Let’s talk about the good news with Dark Avengers, Mike Deodato as artist and Rain Beredo as colorist. These guys do great work. Ever since Deodato went for the more classic super hero type look he has done great work with a darker type setting, Thunderbolts, Wolverine and now Dark Avengers. Plus he seems to be able to actually produce a monthly book. Rain does a great job of allowing Mike’s work to shine and whenever I see Rain’s name I know the coloring will work for the book.

Now off to the bad and that has to be the writing and that means Brian Bendis. It is funny because he seems to love doing super hero group books and they sell for Marvel, but it is always his weakest work. This first arc is highlighting Brian at his most inane, not as bad Loeb’s recent work, but boy is this stuff not hanging together.

The time travel stuff is so mixed up and convoluted that I think we are suppose to just say, yeah that’s cool and not think about it. That was okay but in the seventies and even the eighties, but comic writing has gotten better and fans are more sophisticated and that means inserting some logic that hangs together, even if it is “comic book” logic. In this scenario everyone jumps back in time and can be killed and then still come back and then jump back in time to stop the other person from jumping back in time and be able to still jump back and stop the other person. I think I have that right.
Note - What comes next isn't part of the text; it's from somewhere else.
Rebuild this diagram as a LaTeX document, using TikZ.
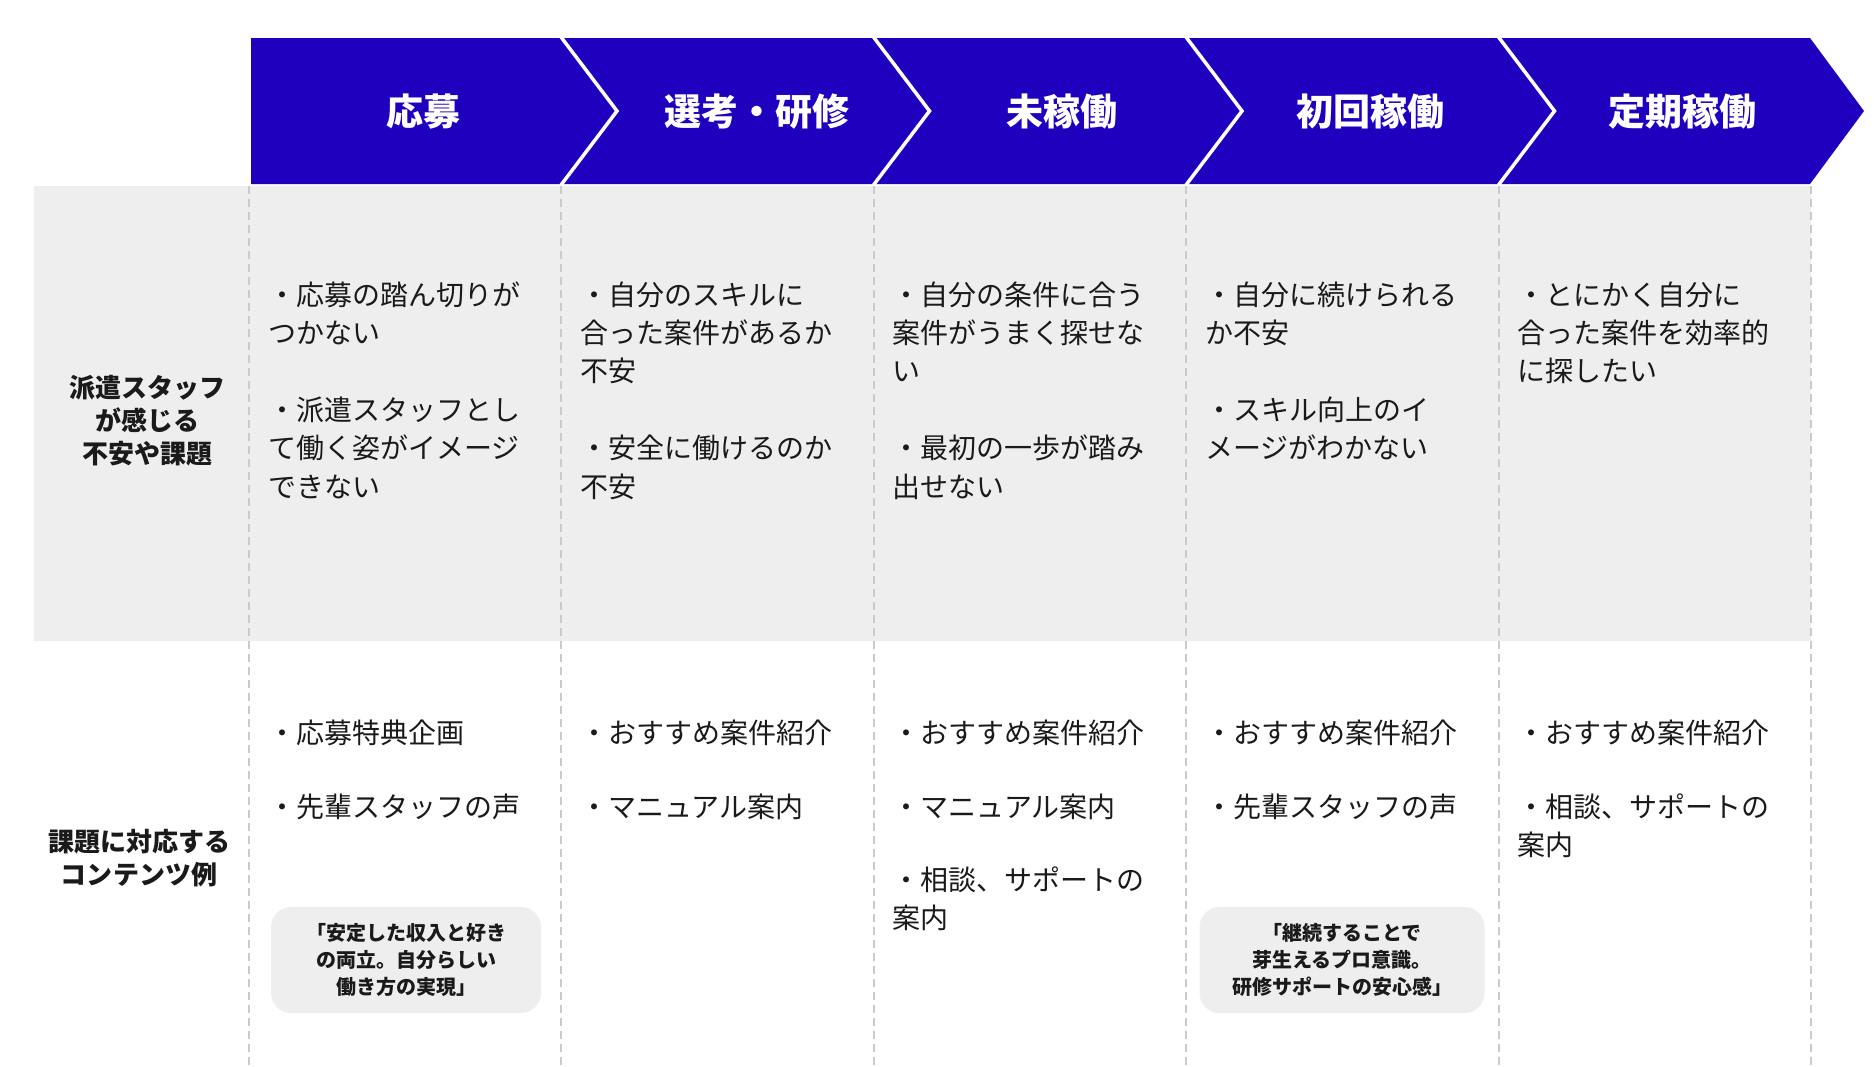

The other element of the story was the explanation that Norman walks into the Sentry’s room and has a heart to heart with him and helps Bob get over some of his mental problems. It was just way too quick and easy and Norman is coming off strangely more in control and almost a good guy at times when it comes to Sentry. Since Dark Avengers is a key book I will continue to get it for a couple more months, but I very close to canning this book and when I do they may mean the end for about five or six titles as I will be walking away from Dark Reign.

Final Grades:
X-Factor # 41 - A
– A do not miss book and well worth $4 and they only charge $3.
Dark Avengers #3 – C The art saves it from a “D” and not worth $3 and they charge $4.

1 comment:

  1. You might be interested in these comments re DARK AVENGERS #3; the problems with time travel are addressed.

    The artwork in DARK AVENGERS #3 is certainly nice to look at, but the story is a complete fiasco.

    If a mother had talked to her depressed son about his imaginary friend, tried to reason with him about it, etc., there would (could) have been a point to the material. There is no point to the Osborn-Sentry sequence, because Osborn is wrong about the Void, presumably, and giving the reader an extended, repetitive child psychology lecture -- Dr. Phil for nine-year-olds -- is insulting. Another writer might be able to make something of the God-Satan (split personality) analogy that’s the basis for the Sentry; Bendis’s Sentry is just a defective character that shouldn’t be appearing in print.

    Bendis’s approach to time travel is unworkable. Morgana can’t travel into her future the way Bendis has her doing, because, from her perspective, all futures are potential. Any future she travels into cannot be the (prime) Dark Avengers’ future, just as any time traveler moving from the present would be going into an alternate future. She can also be killed; Bendis’s treatment of her in that respect is wrong. The Dark Avengers can’t go into the past and kill her, for the usual reasons. So, the handling of time travel in the storyline is a complete failure.

    The blame should go primarily to Brevoort. Given his position, one shouldn’t have to tell him that he needs to attend a beginner’s workshop on writing SF and fantasy. If Bendis’s material is appearing in print unedited, Brevoort’s name shouldn’t be in the credits.